Gretchen Peters, Department of Music and Theatre Arts, UW-Eau Claire - "Representation of Race in Classical Music"
      In music department throughout the UW System, music outside of the European-based classical tradition is highly marginalized and the assumption is that this is appropriate. This course will address complex issues surrounding the portrayal of race in three popular compositions within the classical repertoire. The course will consider the representation of three racial groups: non-Christian Eastern Other in Bizet's opera Carmen; Native American in Dvorak's Symphony No. 9; and African-American culture in Gershwin's opera Porgy and Bess.

Back to top

Stephanie Spehar, Department of Religious Studies and Anthropology, UW-Oshkosh - "Race and Human Variation: A Curriculum Development Proposal"
      Contemporary human biology variation and its implications for concepts of race will be examined in this course. Studies of modern human variation consistently assert that distinct racial categories are not biologically meaningful. However, modern humans do exhibit variation in features such as genetic traits, skin color, body shape, and response to disease.

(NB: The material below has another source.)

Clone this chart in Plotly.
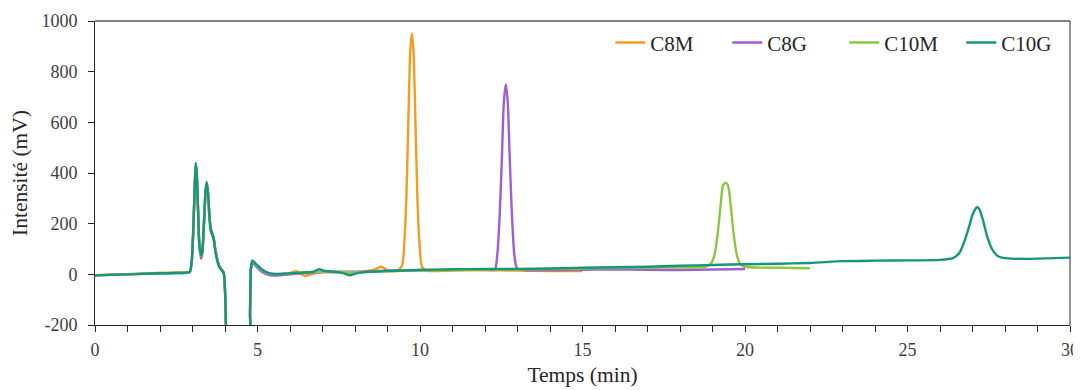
import plotly.graph_objects as go

# ---------------- data ----------------
series_names = ["C8M", "C8G", "C10M", "C10G"]
series_colors = ["#F39C1F", "#9C5FD6", "#8DC63F", "#17967A"]

t_c8m = [0, 0.5, 1, 1.5, 2, 2.5, 2.8, 2.92, 2.98, 3.03, 3.07, 3.1, 3.13, 3.17, 3.21, 3.26, 3.3, 3.35,
         3.4, 3.44, 3.48, 3.52, 3.56, 3.6, 3.65, 3.7, 3.76, 3.82, 3.9, 3.96, 4.0, 4.03, 4.06, 4.74, 4.77,
         4.8, 4.85, 4.9, 5.0, 5.15, 5.35, 5.6, 6.0, 6.2, 6.45, 6.7, 7.0, 7.3, 7.6, 7.9, 8.2, 8.6, 8.8,
         9.0, 9.3, 9.45, 9.52, 9.58, 9.64, 9.7, 9.75, 9.8, 9.86, 9.92, 9.98, 10.06, 10.2, 11, 12, 13, 14, 15]
v_c8m = [-3, -1, 1, 3, 5, 6, 7, 10, 55, 190, 350, 430, 390, 250, 115, 72, 85, 185,
         300, 330, 300, 225, 180, 160, 145, 100, 60, 35, 18, 8, -55, -200, -260, -260, -150,
         25, 50, 45, 32, 15, 3, 0, 6, 12, -6, 2, 10, 10, 8, 6, 10, 18, 30,
         16, 14, 35, 130, 300, 600, 880, 950, 880, 600, 300, 130, 30, 14, 15, 16, 15, 13, 13]

t_c8g = [0, 0.5, 1, 1.5, 2, 2.5, 2.8, 2.92, 2.98, 3.03, 3.07, 3.1, 3.13, 3.17, 3.21, 3.26, 3.3, 3.35,
         3.4, 3.44, 3.48, 3.52, 3.56, 3.6, 3.65, 3.7, 3.76, 3.82, 3.9, 3.96, 4.0, 4.03, 4.06, 4.74, 4.77,
         4.8, 4.85, 4.9, 5.0, 5.15, 5.35, 5.6, 6.0, 6.5, 7.0, 7.5, 8.0, 8.5, 9, 10, 11, 12,
         12.3, 12.38, 12.45, 12.52, 12.58, 12.64, 12.7, 12.76, 12.83, 12.9, 12.98, 13.2,
         14, 15, 16, 17, 18, 19, 20]
v_c8g = [-4, -2, 0, 2, 4, 5, 6, 9, 55, 195, 350, 430, 395, 255, 118, 62, 80, 190,
         320, 355, 315, 235, 185, 165, 145, 100, 60, 35, 18, 6, -70, -210, -260, -260, -160,
         20, 45, 40, 25, 8, -3, -5, 0, 5, 8, 10, 10, 12, 14, 17, 18, 19,
         18, 80, 230, 460, 680, 750, 680, 460, 230, 80, 25, 17,
         16, 18, 19, 18, 17, 19, 21]

t_c10m = [0, 0.5, 1, 1.5, 2, 2.5, 2.8, 2.92, 2.98, 3.03, 3.07, 3.1, 3.13, 3.17, 3.21, 3.26, 3.3, 3.35,
          3.4, 3.44, 3.48, 3.52, 3.56, 3.6, 3.65, 3.7, 3.76, 3.82, 3.9, 3.96, 4.0, 4.03, 4.06, 4.74, 4.77,
          4.8, 4.85, 4.9, 5.0, 5.15, 5.35, 5.6, 6.0, 6.5, 7.0, 7.5, 8.0, 8.5, 9,
          10, 11, 12, 13, 14, 15, 16, 17, 18,
          18.6, 18.8, 18.95, 19.05, 19.15, 19.25, 19.32, 19.4, 19.48, 19.56, 19.66, 19.76, 19.86,
          20.0, 20.3, 21, 22]
v_c10m = [-3, -1, 1, 3, 5, 6, 7, 10, 58, 198, 355, 438, 398, 258, 118, 72, 88, 198,
          325, 362, 318, 228, 172, 158, 138, 95, 55, 30, 15, 5, -60, -200, -260, -260, -150,
          28, 52, 45, 32, 15, 3, 1, 4, 8, 10, 9, 8, 10, 12,
          15, 17, 18, 19, 21, 23, 25, 26, 27,
          28, 30, 42, 71, 150, 273, 350, 362, 350, 273, 150, 71, 39,
          30, 27, 26, 24]

t_c10g = [0, 0.5, 1, 1.5, 2, 2.5, 2.8, 2.92, 2.98, 3.03, 3.07, 3.1, 3.13, 3.17, 3.21, 3.26, 3.3, 3.35,
          3.4, 3.44, 3.48, 3.52, 3.56, 3.6, 3.65, 3.7, 3.76, 3.82, 3.9, 3.96, 4.0, 4.03, 4.06, 4.74, 4.77,
          4.8, 4.85, 4.9, 5.0, 5.15, 5.35, 5.6, 6.0, 6.5, 6.75, 6.9, 7.05, 7.3, 7.6, 7.85, 8.1, 8.5, 9,
          10, 11, 12, 13, 14, 15, 16, 17, 18, 19, 20, 21, 22, 23, 24, 25, 26,
          26.4, 26.6, 26.75, 26.9, 27.0, 27.1, 27.15, 27.22, 27.32, 27.45, 27.6, 27.75, 27.9,
          28.2, 28.6, 29, 29.5, 30]
v_c10g = [-4, -2, 0, 2, 4, 5, 6, 10, 60, 200, 360, 440, 400, 260, 120, 75, 90, 200,
          330, 365, 320, 230, 175, 160, 140, 95, 55, 30, 15, 5, -60, -200, -260, -260, -150,
          30, 55, 48, 35, 18, 5, 2, 4, 8, 12, 20, 14, 10, 6, -4, 6, 10, 13,
          17, 20, 21, 21, 23, 26, 28, 30, 34, 37, 40, 42, 45, 52, 54, 55, 57,
          64, 85, 130, 190, 235, 260, 266, 255, 215, 150, 100, 75, 66,
          62, 61, 62, 64, 66]

x_ticks = [0, 5, 10, 15, 20, 25, 30]
y_ticks = [-200, 0, 200, 400, 600, 800, 1000]
y_tick_labels = ["-200", "0", "200", "400", "600", "800", "1000"]

series_t = [t_c8m, t_c8g, t_c10m, t_c10g]
series_v = [v_c8m, v_c8g, v_c10m, v_c10g]
for tt, vv in zip(series_t, series_v):
    assert len(tt) == len(vv), (len(tt), len(vv))

# ---------------- figure ----------------
fig = go.Figure()
for name, color, tt, vv in zip(series_names, series_colors, series_t, series_v):
    fig.add_trace(go.Scatter(
        x=tt, y=vv, name=name, mode="lines",
        line=dict(color=color, width=2.4, shape="spline", smoothing=0.6),
    ))

FONT = "Liberation Serif"
axis_font = dict(family=FONT, size=18, color="#404040")
title_font = dict(family=FONT, size=21.5, color="#262626")
# the page body adds an 8px margin, so the figure is sized to fit the window
fig.update_layout(
    width=1073, height=382,
    margin=dict(l=87, r=11, t=13, b=65, autoexpand=False),
    paper_bgcolor="white", plot_bgcolor="white",
    font=dict(family=FONT, size=18, color="#404040"),
    legend=dict(
        orientation="h", x=0.5285, xanchor="left", y=0.928, yanchor="middle",
        font=dict(family=FONT, size=21, color="#262626"),
        bgcolor="rgba(0,0,0,0)", tracegroupgap=0, entrywidth=72,
    ),
    xaxis=dict(
        range=[0, 30], tickvals=x_ticks, ticks="outside", ticklen=6, tickcolor="#262626",
        showline=True, linecolor="#262626", linewidth=1, showgrid=False, zeroline=False,
        tickfont=axis_font, ticklabelstandoff=2, automargin=False,
        minor=dict(dtick=1, tick0=0, ticks="outside", ticklen=6, tickcolor="#262626", showgrid=False),
        title=dict(text="Temps (min)", font=title_font, standoff=8),
    ),
    yaxis=dict(
        range=[-200, 1000], tickvals=y_ticks, ticktext=y_tick_labels,
        ticks="outside", ticklen=6, tickcolor="#262626",
        showline=True, linecolor="#262626", linewidth=1, showgrid=False, zeroline=False,
        tickfont=axis_font, ticklabelstandoff=7, automargin=False,
        title=dict(text="Intensité (mV)", font=title_font, standoff=7),
    ),
    shapes=[
        dict(type="line", xref="paper", yref="paper", x0=0, x1=1, y0=1, y1=1,
             line=dict(color="#595959", width=1.3)),
        dict(type="line", xref="paper", yref="paper", x0=1, x1=1, y0=0, y1=1,
             line=dict(color="#595959", width=1.3)),
    ],
)

fig.write_html("out.html")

This course will look at the evolution and adaptive significance of this variation and the relationship between human variation and socially constructed racial categories. Students will be directly challenged to examine their own conceptions of race and how and why humans categorize each other into racial groups.

Back to top

Kristin Vespia, Human Development, Psychology, and Women's Studies, UW-Green Bay - "Psychology and Culture"
      In this undergraduate, upper-level course, students will learn about the intersection of culture and core areas of psychology, such as development, social and abnormal behavior, cognition, and personality by considering each of them through a cultural, global lens. Students will be exposed to course content via traditional lectures, discussions, audio-visual presentations, a group project, and in-class activities.

Back to top

Guadalupe Vidales, Criminal Justice Department, UW-Parkside - "Latinos/as and the Law"
      This course will critically examine the various experiences Latinos/as face in the criminal justice system. Topics will include immigration, education, and transnational issues. The course will also describe the purpose, creation, and the enforcement of law. Students will examine the role of law in specific domains of everyday life, such as work, education and political representation and participation, and the role of civil rights strategies in effecting social change through the law.

Back to top

Ezra Zeitler, Department of Geography and Anthropology, UW-Eau Claire - "Ethnic Geographies Course Development"
      This upper-level course will have a particular focus on late twentieth-century immigration to the U.S. and its impacts on the demographic, economic, and social geographies of cities, suburbs, and rural areas. A laboratory component will instruct students how to utilize geographic information systems (GIS) to approach scholarship in ethnic geography from quantitative and qualitative perspectives.